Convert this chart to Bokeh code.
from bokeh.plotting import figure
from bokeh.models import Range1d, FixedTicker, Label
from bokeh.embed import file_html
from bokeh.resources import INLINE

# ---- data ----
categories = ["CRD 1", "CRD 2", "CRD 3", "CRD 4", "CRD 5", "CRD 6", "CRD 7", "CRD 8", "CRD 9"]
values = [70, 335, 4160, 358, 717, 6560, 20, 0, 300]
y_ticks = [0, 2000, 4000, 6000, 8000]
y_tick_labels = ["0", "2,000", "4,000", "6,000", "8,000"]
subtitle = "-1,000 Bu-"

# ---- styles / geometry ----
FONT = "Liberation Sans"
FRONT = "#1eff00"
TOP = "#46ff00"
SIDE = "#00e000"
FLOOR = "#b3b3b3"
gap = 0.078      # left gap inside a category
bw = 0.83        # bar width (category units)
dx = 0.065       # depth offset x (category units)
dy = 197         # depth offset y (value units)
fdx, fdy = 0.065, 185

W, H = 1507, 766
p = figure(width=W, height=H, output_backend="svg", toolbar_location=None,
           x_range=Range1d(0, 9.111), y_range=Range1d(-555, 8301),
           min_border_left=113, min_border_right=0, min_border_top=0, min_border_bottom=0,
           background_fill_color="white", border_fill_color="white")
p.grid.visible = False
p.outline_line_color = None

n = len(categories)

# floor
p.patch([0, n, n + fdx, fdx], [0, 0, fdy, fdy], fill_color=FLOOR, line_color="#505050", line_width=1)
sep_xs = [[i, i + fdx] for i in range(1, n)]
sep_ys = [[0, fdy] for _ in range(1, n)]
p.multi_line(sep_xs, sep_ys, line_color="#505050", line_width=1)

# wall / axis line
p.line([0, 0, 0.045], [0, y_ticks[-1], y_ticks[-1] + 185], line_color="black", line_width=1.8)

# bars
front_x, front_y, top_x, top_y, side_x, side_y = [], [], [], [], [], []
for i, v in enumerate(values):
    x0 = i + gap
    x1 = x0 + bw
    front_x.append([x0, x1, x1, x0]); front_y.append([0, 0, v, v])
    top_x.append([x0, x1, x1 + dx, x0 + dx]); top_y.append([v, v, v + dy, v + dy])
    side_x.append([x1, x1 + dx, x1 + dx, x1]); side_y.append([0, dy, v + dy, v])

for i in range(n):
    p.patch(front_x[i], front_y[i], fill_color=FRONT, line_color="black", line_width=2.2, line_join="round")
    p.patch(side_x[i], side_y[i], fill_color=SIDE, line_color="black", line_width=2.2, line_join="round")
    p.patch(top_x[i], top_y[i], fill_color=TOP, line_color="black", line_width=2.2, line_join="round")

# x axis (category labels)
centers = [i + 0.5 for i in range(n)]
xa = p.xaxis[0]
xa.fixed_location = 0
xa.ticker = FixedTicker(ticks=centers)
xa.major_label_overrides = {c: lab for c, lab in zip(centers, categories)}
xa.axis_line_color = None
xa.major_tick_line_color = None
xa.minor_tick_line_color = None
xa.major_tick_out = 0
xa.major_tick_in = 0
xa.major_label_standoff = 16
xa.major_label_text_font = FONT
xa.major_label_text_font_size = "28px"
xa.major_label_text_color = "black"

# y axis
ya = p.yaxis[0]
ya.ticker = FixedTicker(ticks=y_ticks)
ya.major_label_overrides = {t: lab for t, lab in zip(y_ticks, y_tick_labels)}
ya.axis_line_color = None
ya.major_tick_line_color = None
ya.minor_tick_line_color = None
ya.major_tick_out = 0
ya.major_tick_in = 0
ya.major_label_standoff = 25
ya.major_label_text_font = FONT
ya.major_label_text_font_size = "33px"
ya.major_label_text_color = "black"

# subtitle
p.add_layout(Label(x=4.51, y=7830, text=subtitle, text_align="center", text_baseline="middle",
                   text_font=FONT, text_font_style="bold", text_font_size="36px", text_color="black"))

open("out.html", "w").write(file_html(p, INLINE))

=====

> [EXERCISE TASK]: Quote exactly the lines running from the start of the listing above through the line where "p.line([0, 0, 0.045], [0, y_ticks[-1], y_ticks[-1]" is found, and output no other lines.

> [EXPECTED ANSWER]:
Convert this chart to Bokeh code.
from bokeh.plotting import figure
from bokeh.models import Range1d, FixedTicker, Label
from bokeh.embed import file_html
from bokeh.resources import INLINE

# ---- data ----
categories = ["CRD 1", "CRD 2", "CRD 3", "CRD 4", "CRD 5", "CRD 6", "CRD 7", "CRD 8", "CRD 9"]
values = [70, 335, 4160, 358, 717, 6560, 20, 0, 300]
y_ticks = [0, 2000, 4000, 6000, 8000]
y_tick_labels = ["0", "2,000", "4,000", "6,000", "8,000"]
subtitle = "-1,000 Bu-"

# ---- styles / geometry ----
FONT = "Liberation Sans"
FRONT = "#1eff00"
TOP = "#46ff00"
SIDE = "#00e000"
FLOOR = "#b3b3b3"
gap = 0.078      # left gap inside a category
bw = 0.83        # bar width (category units)
dx = 0.065       # depth offset x (category units)
dy = 197         # depth offset y (value units)
fdx, fdy = 0.065, 185

W, H = 1507, 766
p = figure(width=W, height=H, output_backend="svg", toolbar_location=None,
           x_range=Range1d(0, 9.111), y_range=Range1d(-555, 8301),
           min_border_left=113, min_border_right=0, min_border_top=0, min_border_bottom=0,
           background_fill_color="white", border_fill_color="white")
p.grid.visible = False
p.outline_line_color = None

n = len(categories)

# floor
p.patch([0, n, n + fdx, fdx], [0, 0, fdy, fdy], fill_color=FLOOR, line_color="#505050", line_width=1)
sep_xs = [[i, i + fdx] for i in range(1, n)]
sep_ys = [[0, fdy] for _ in range(1, n)]
p.multi_line(sep_xs, sep_ys, line_color="#505050", line_width=1)

# wall / axis line
p.line([0, 0, 0.045], [0, y_ticks[-1], y_ticks[-1] + 185], line_color="black", line_width=1.8)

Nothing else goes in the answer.